» Exercise task
Gather each line of the records where "page" appears.

» Data extract
**********

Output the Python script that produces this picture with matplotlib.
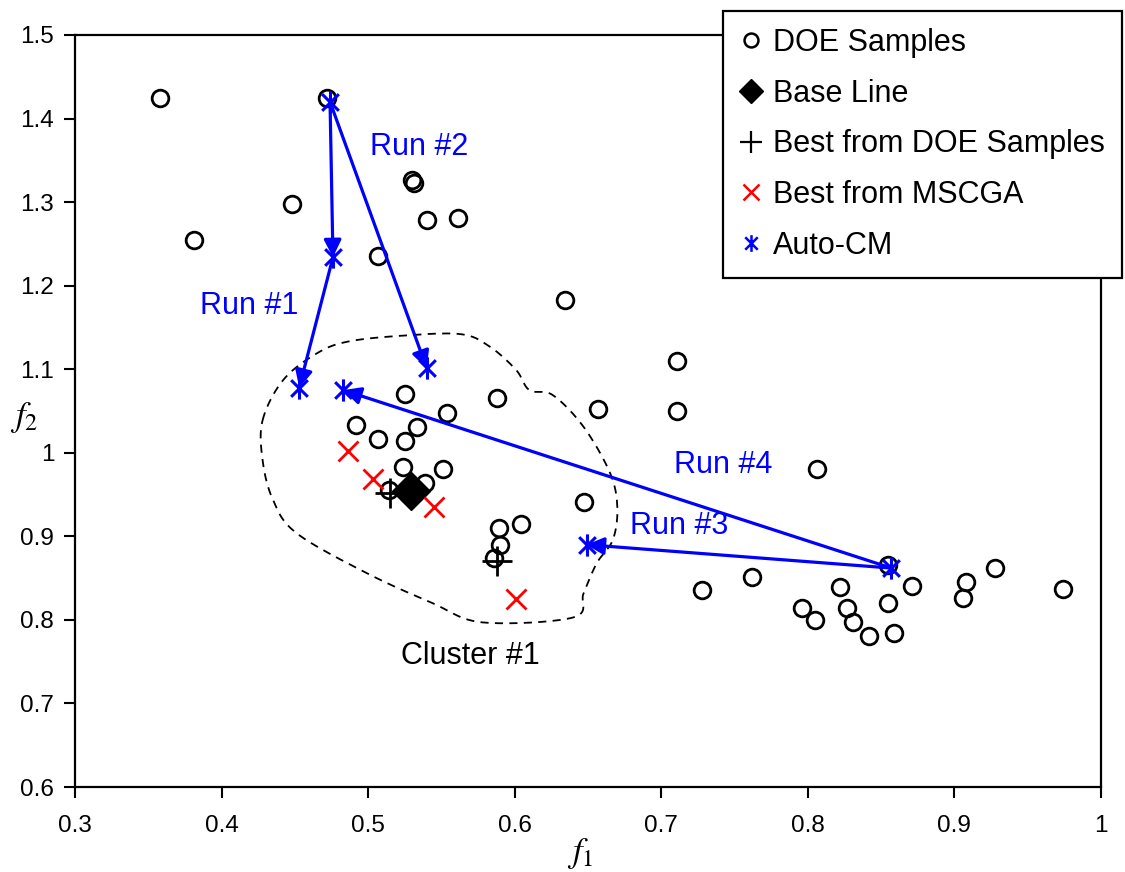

**********

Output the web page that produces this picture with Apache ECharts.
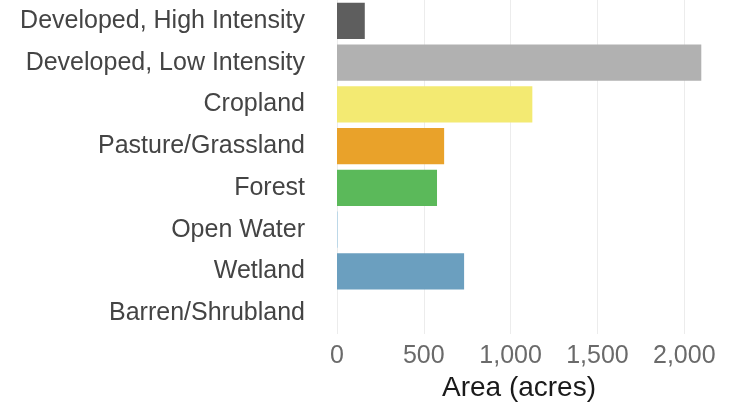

**********

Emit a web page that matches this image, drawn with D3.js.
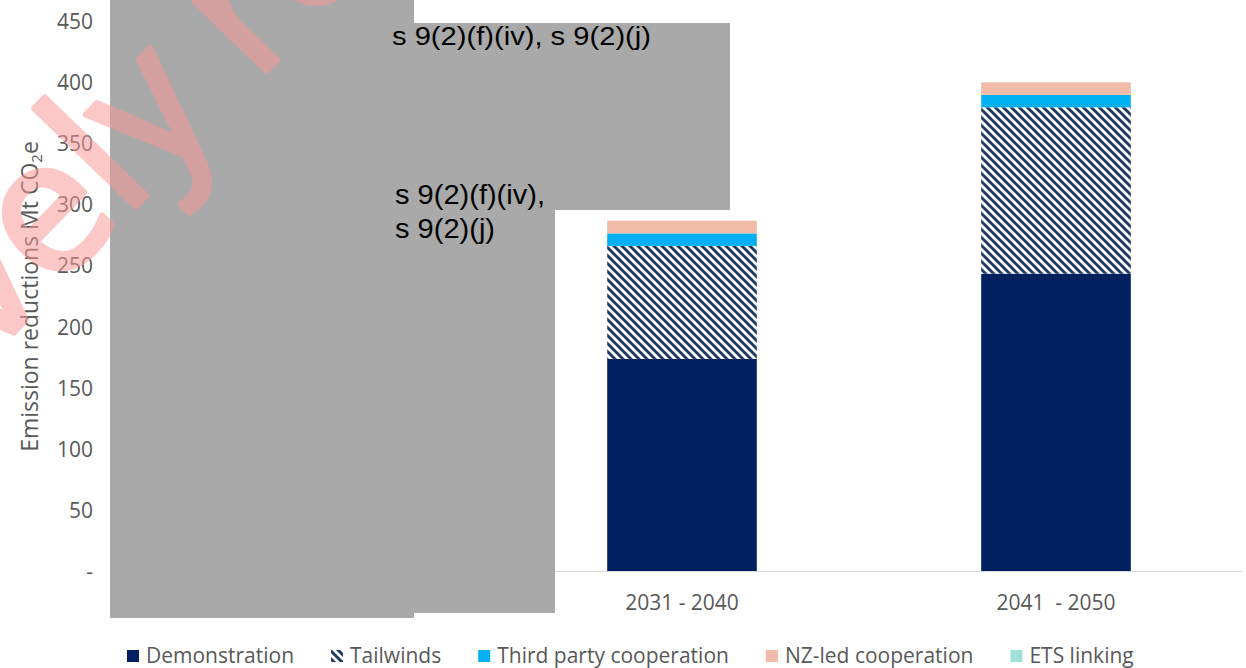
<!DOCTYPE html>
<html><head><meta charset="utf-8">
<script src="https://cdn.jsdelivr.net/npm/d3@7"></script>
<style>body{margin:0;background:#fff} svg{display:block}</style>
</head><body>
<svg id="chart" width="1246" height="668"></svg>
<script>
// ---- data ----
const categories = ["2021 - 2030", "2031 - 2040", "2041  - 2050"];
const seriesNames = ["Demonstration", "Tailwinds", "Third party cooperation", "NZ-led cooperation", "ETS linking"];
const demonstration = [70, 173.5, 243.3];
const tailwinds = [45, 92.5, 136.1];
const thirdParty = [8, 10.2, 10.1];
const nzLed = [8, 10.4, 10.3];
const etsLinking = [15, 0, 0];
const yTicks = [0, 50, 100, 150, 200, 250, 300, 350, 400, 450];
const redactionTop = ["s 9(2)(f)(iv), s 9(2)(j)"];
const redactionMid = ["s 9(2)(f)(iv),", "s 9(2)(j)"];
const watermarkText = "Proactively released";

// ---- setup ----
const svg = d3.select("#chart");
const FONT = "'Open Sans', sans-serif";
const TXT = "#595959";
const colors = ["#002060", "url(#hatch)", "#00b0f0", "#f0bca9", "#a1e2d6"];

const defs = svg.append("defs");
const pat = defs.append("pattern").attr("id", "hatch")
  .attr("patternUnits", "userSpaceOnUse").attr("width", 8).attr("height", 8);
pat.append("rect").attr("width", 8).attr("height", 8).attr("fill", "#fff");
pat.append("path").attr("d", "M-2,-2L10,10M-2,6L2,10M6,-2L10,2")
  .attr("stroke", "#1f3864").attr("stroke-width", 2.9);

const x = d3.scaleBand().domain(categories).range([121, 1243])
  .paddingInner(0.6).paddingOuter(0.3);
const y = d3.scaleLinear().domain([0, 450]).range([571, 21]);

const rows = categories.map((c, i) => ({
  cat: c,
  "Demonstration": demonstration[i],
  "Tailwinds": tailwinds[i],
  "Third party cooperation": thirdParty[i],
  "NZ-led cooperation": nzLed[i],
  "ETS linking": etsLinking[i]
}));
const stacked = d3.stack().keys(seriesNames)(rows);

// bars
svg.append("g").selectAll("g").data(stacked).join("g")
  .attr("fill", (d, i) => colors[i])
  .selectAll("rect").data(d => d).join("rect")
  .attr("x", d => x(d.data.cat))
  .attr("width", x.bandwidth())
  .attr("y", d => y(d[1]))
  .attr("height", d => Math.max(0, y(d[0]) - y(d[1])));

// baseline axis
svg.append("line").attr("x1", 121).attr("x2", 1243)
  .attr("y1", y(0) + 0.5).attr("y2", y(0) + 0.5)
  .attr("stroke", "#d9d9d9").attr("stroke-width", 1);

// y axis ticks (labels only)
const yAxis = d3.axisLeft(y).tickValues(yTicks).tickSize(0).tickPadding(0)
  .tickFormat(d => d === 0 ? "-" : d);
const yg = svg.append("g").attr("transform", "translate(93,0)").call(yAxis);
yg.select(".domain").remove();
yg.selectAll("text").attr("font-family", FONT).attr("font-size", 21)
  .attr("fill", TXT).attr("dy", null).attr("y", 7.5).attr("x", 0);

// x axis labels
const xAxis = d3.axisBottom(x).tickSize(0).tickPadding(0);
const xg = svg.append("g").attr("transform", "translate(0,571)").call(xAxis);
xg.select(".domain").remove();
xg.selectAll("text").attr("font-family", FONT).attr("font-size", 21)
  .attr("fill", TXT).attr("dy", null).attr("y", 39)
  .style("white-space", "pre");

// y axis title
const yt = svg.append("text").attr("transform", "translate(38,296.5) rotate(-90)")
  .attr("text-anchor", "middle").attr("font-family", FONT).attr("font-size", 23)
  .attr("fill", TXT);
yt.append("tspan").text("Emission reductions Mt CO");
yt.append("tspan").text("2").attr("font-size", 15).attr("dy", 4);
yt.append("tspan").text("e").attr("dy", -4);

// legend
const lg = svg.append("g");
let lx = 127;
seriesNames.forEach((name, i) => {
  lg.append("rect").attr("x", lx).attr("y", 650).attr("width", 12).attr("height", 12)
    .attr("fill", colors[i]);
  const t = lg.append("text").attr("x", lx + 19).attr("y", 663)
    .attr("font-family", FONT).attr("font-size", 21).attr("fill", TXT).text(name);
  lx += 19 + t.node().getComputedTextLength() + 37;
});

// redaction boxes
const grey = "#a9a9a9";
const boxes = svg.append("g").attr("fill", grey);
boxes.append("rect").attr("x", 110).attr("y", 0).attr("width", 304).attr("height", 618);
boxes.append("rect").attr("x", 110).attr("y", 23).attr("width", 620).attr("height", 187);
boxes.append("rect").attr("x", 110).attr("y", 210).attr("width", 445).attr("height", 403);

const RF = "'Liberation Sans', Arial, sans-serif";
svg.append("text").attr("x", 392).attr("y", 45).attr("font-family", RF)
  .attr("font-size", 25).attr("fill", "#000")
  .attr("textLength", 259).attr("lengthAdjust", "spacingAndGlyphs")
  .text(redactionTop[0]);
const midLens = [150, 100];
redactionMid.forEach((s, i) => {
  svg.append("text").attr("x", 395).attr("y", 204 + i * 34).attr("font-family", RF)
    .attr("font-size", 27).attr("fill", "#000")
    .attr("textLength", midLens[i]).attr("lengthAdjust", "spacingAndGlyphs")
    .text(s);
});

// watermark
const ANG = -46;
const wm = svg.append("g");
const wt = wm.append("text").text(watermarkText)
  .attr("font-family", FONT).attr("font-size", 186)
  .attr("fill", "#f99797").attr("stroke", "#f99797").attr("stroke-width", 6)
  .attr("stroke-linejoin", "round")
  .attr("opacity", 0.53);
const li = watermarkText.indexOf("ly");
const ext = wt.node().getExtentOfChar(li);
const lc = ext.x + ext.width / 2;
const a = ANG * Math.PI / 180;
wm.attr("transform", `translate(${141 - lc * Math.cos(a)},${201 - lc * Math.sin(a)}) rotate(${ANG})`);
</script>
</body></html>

**********

» The response
Output the web page that produces this picture with Apache ECharts.
Emit a web page that matches this image, drawn with D3.js.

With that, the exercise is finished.